Deployment model affects risk, too. When customers experience problems, the speed with which you fix your mistakes can be as important as how bad the mistake was in the first place. When you can push a hotfix to your server and instantaneously solve the problem for every user, you have an order of magnitude faster remediation than if your release process involves a two-week QA window and an App Store review process for the smallest code change, after which customers install the patch at their own convenience. Twitter as a web-based product was lucky enough to be able to fix their outage problems server-side. Imagine bugs that caused intermittent outages in a client-based consumer product, such as your Apple iPhone, with no solution in sight other than the next phone edition. That buggy phone gets consigned to the junk heap of history.

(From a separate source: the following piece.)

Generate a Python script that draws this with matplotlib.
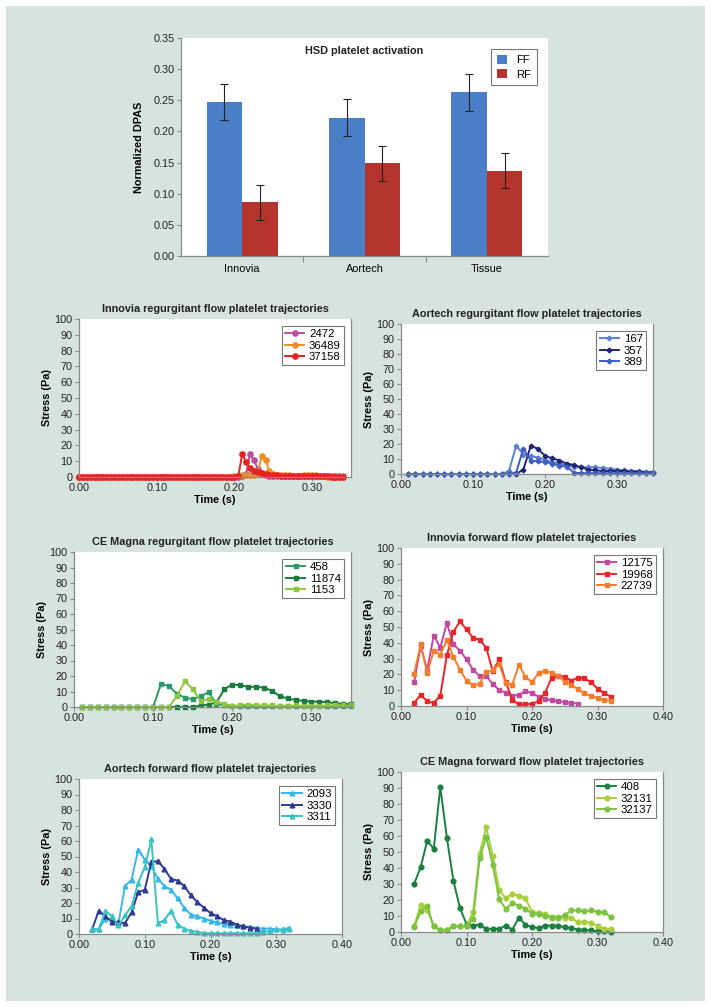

To crystalize how deployment and risk compound: if you happen to sell on-premise system software to enterprises for lots of money, you have magnitude-of-pain and lengthy time-to-update both working against you. You can count on the same kind of mistake costing you two orders of magnitude more than if you provide a free web-based service to consumers.

It’s probably obvious to the world that VMware is substantially more risk averse than Facebook. Realize that it is not because Diane Greene and Mark Zuckerberg have different personalities, nor because one of them is right and one of them is wrong. They are different businesses with different technology stacks and they appropriately ship software in completely different ways based on how much risk their customers can absorb.

How You Ship is One Strand of Your Cultural DNA

Now that you’ve inventoried your business model, deployment model and appetite for risk, you’ve got a good framework for analyzing the release processes you’re using. If you’ve survived long enough to achieve product-market fit and some customer traction, chances are you’ve naturally adapted towards practices that make sense. In startups, as in nature, form follows function. You might surprise yourself and find out that you’ve been wasting energy on goals that don’t matter (like schedule predictability for a consumer business)!

Apart from analyzing your current methodology based on this framework, you can also use it as a filter on whose advice to take, which company’s practices to imitate or even which leaders to hire.

You may find this framework particularly helpful if you struggle with multiple technologies or business models. A startup may very well need to support both web AND native mobile apps, or more than one set of customers (say, a two-sided marketplace with different apps for consumers and businesses). In an ideal world, your release process would just vary to match the product under development. But how you ship is not just process, it’s culture and identity. Swapping out a process is easy. Changing culture is hard. And it’s even harder for a small company to embrace different cultures for different teams.

If you find multiple “shipping cultures” in tension in your company, you’re dealing with one of the fundamentally hard execution challenges of building and shipping software. There are no easy answers when people stake out positions grounded on emotions rather than reason. On the plus side: your team’s emotions are engaged! It can be hard to remember that silver lining when the conflict is raging, but it is good news that your engineers care passionately about your company.

Take a deep breath and remind them that release processes come and go, but your company’s mission and values are immutable. Your team hopefully can agree that what ultimately matters is to ship the best product for your users, and that what remains is negotiable. With any luck, this framework will help you negotiate it.